As bactérias foram o que são hoje bits e bytes. Para muitos, é um enigma que não pode ser visto, tocado ou assimilado. Porque o ceticismo ao que não é palpável se transforma mas sobrevive aos séculos, uma parcela dos brasileiros resiste em acreditar na já mais que demonstrada segurança da urna eletrônica. Para os incrédulos, não bastam vozes sérias e respeitáveis repetirem que jamais se constatou qualquer burla ao sistema. Como no caso da negação às bactérias, há quem só creia no que pode ver e, se possível, tocar.

Há outras bolhas de desconfiança analógica, como no uso de dinheiro. O valor depositado em bancos não é físico, ou seja, não está todo num cofre-forte. Mesmo assim, tem gente que só confia em dinheiro vivo. Os céticos recolhem as cédulas no caixa e se submetem a riscos de assalto, perda e desvalorização para deixá-las sob o colchão e pagar despesas com uma nota sobre a outra. Na era dos cartões e do pix, não tem lógica, fora o ceticismo atávico ou, pior, que se queira evitar registros de transações financeiras.

Sempre que algo não faz sentido, é porque há uma razão que não quer ou não pode vir à tona. Quando o presidente da República elege o voto impresso como obsessão da hora, é preciso tentar entender sua motivação. Não por acaso, a investida contra o modelo que vigora sem problemas há 25 anos coincide com sua crescente desaprovação e a possibilidade de vir a ser derrotado em 2022 na contabilidade que interessa - a das urnas, não a do barulho nas ruas.

O voto digital é auditável, mas obviamente não há recontagem manual. Já o voto impresso poderia desencadear pedidos sem fim de recontagem por candidatos inconformados.
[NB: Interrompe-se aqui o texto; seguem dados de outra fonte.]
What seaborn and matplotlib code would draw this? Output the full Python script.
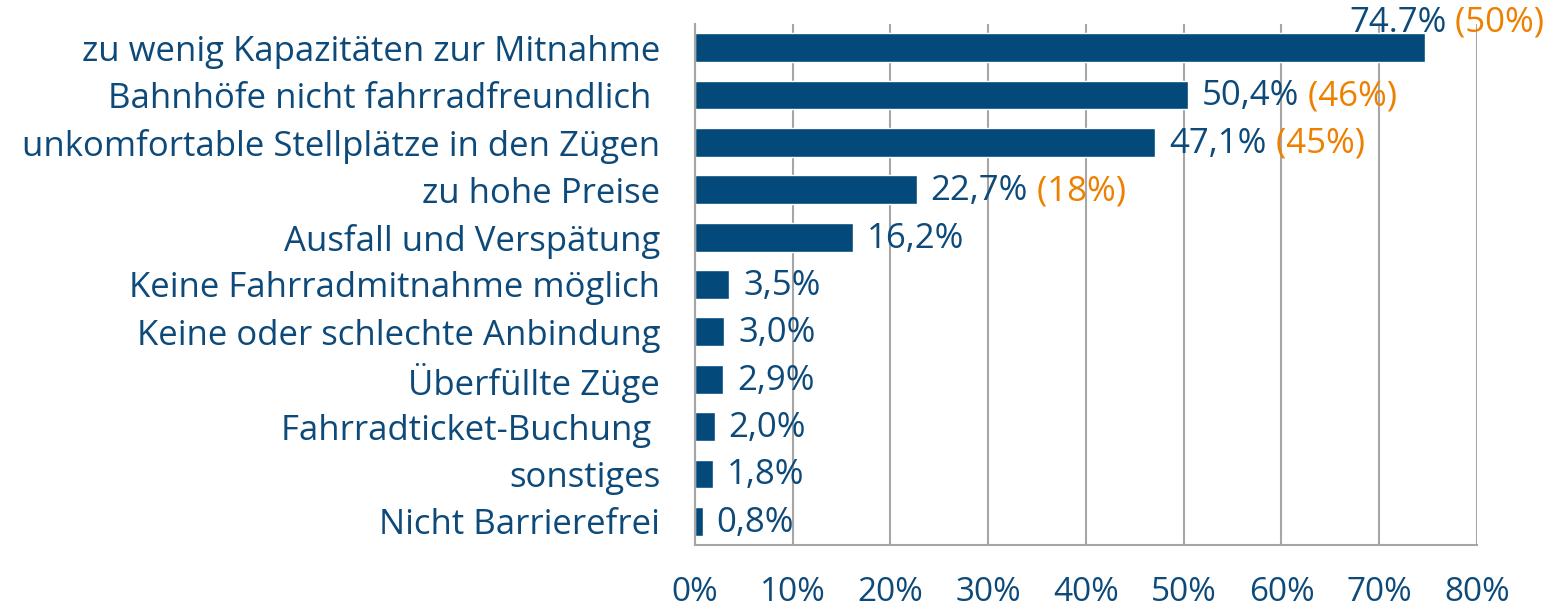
"""
Fahrradmitnahme im Zug - Probleme (horizontal bar chart)
"""

import numpy as np
import pandas as pd
import matplotlib
matplotlib.use('Agg')
import matplotlib.pyplot as plt
import seaborn as sns

# Data
categories = [
    'zu wenig Kapazitäten zur Mitnahme',
    'Bahnhöfe nicht fahrradfreundlich ',
    'unkomfortable Stellplätze in den Zügen',
    'zu hohe Preise',
    'Ausfall und Verspätung',
    'Keine Fahrradmitnahme möglich',
    'Keine oder schlechte Anbindung',
    'Überfüllte Züge',
    'Fahrradticket-Buchung ',
    'sonstiges',
    'Nicht Barrierefrei',
]
values = [74.7, 50.4, 47.1, 22.7, 16.2, 3.5, 3.0, 2.9, 2.0, 1.8, 0.8]
value_labels = ['74.7%', '50,4%', '47,1%', '22,7%', '16,2%', '3,5%', '3,0%',
                '2,9%', '2,0%', '1,8%', '0,8%']
prev_labels = ['(50%)', '(46%)', '(45%)', '(18%)', '', '', '', '', '', '', '']
x_ticks = [0, 10, 20, 30, 40, 50, 60, 70, 80]
x_ticklabels = ['0%', '10%', '20%', '30%', '40%', '50%', '60%', '70%', '80%']

BLUE = '#034a7b'
TEXT = '#0d4a7a'
ORANGE = '#ee8000'
GRAY = '#a6a6a6'
FS = 25

sns.set_style('white')
plt.rcParams['font.family'] = ['Open Sans', 'DejaVu Sans']

df = pd.DataFrame({'Grund': categories, 'Anteil': values})

fig = plt.figure(figsize=(15.43, 6.09), dpi=100)
ax = fig.add_axes([0.4504, 0.1051, 0.5068, 0.8555])

sns.barplot(data=df, y='Grund', x='Anteil', orient='h', color=BLUE,
            saturation=1, width=0.61, ax=ax)

ax.set_xlim(0, 80)
ax.set_ylim(len(categories) - 0.5, -0.5)
ax.set_xticks(x_ticks)
ax.set_xticklabels(x_ticklabels)
ax.set_xlabel('')
ax.set_ylabel('')

# vertical grid lines
ax.grid(axis='x', color=GRAY, linewidth=1.5)
ax.grid(axis='y', visible=False)
ax.set_axisbelow(True)

for side in ['top', 'right']:
    ax.spines[side].set_visible(False)
for side in ['left', 'bottom']:
    ax.spines[side].set_color(GRAY)
    ax.spines[side].set_linewidth(1.5)

# category boundary ticks on the y axis
ax.set_yticks(np.arange(-0.5, len(categories), 1.0), minor=True)
ax.tick_params(axis='y', which='major', length=0, pad=25, labelsize=FS,
               labelcolor=TEXT)
ax.tick_params(axis='y', which='minor', length=8, width=1.5, color=GRAY,
               direction='out')
ax.tick_params(axis='x', which='major', length=8, width=1.5, color=GRAY,
               pad=14, labelsize=24, labelcolor=TEXT)

# value labels
for i, (v, lab, prev) in enumerate(zip(values, value_labels, prev_labels)):
    if i == 0:
        # first label sits above the bar end
        t = ax.text(66.9, i - 0.53, lab, color=TEXT, fontsize=FS,
                    va='center', ha='left')
    else:
        t = ax.annotate(lab, xy=(v, i), xytext=(10, -1),
                        textcoords='offset points', color=TEXT, fontsize=FS,
                        va='center', ha='left')
    if prev:
        ax.annotate(' ' + prev, xy=(1, 0), xycoords=t, color=ORANGE,
                    fontsize=FS, va='bottom', ha='left')

plt.savefig('out.png', dpi=100)
print("Saved: out.png")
E ai do tribunal que rejeitasse os pleitos - seria ofendido e acusado de sabotar a "legitimidade das eleições". Como já se viu há pouco nos EUA e no Peru, o resultado desfavorável será contestado por populistas derrotados de qualquer jeito, seja qual for a urna.

As urnas eletrônicas elegeram Bolsonaro e seus filhos seguidas vezes, mas isso agora já não parece importar. A intenção é criar um clima de pré-intentona, o que obrigou a Justiça Eleitoral a reafirmar a lisura das urnas. E é por isso que Bolsonaro a ataca e atiça seguidores contra um sistema exitoso que está no cerne da democracia brasileira.